Brian Fox began playing with electronics at ten years of age. As a child he spent endless hours in self-study and experimenting to uncover the secrets of radio technology and eventually built his own tube based amateur radio transmitter and receiver.

In parallel to his technology pursuits Brian studied guitar and, while in high school, was part of a touring choir introducing evil folk music to church congregations across Canada and parts of the Northeast USA. Five albums were recorded in the process, which lead to his interest in recording technology.

He is a graduate of the Music Industry Arts program offered at Fanshawe College, majoring in Recording Engineering. His graduating thesis was a discussion on Kunstkopf (Dummy Head) recording.

Brian spent seventeen years as a broadcast engineer, both in Radio and Television where his responsibilities required intimate knowledge of everything from microphones to 50KW transmitters and all gear in between.

He moved into the field of acoustic testing while working as a software engineer for Microtronix Systems.
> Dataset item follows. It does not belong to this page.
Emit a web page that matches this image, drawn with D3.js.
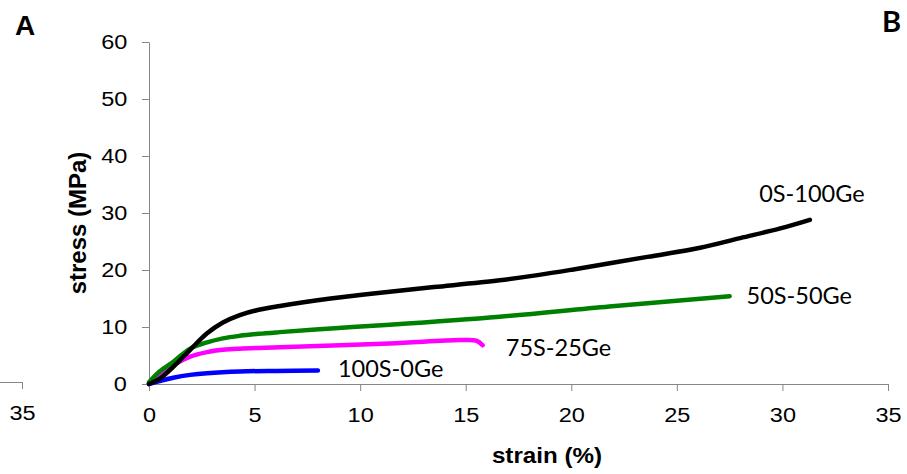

In recent years he is pursing his passion part-time with a home studio and in the process has applied his considerable technical knowledge and experience to improving low-cost microphones with the mission of providing quality microphones to home studios everywhere.

Mods and Repairs

Fox Audio Research

Fox Audio Research provides upgrades to inexpensive tube microphones such as the Apex 460, Nady TCM-1150, and Aurycle A5500. The modifications are patterned after three well-known vintage microphones: the AKG C12, the Telefunken Ela M 251, and the Neumann U 47.

All the FAR mods include component upgrades. For example, the C12 and 251 mods include a polystyrene input capacitor, a polypropylene output capacitor, and upgraded decoupling capacitors from Nichicon. Stock mic capsules are replaced with Peluso CEK12 or PK47. Transformers are swapped for upgraded Peluso or Cinemag units. And stock tubes are upgraded to selected 6072 or 6922.

Fox Audio Research takes these mods one step further, by implementing circuitry changes to replicate the sonic effects of the original microphones. On the C12 mod, Brian replaces the cathode bias resistor network with a Gallium Arsenide diode, effectively implementing a fixed grid bias voltage circuit. This “removes low frequency response limits and phase distortions” that can occur in the stock circuit.

In the 47 mod, Brian connects the two halves of the dual-triode tube in parallel, providing a 3dB gain in headroom and lowing the circuit’s plate resistance. This allows the tube to drive the transformer harder, and improves the mic’s low-frequency response.

The tube, transformer, and capsule selections within each modification have been rigorously tested and selected for compatibility. The Fox Audio Research website points out that certain combinations of these components can actually change a microphone’s performance for the worse, by causing significant high-frequency response anomalies.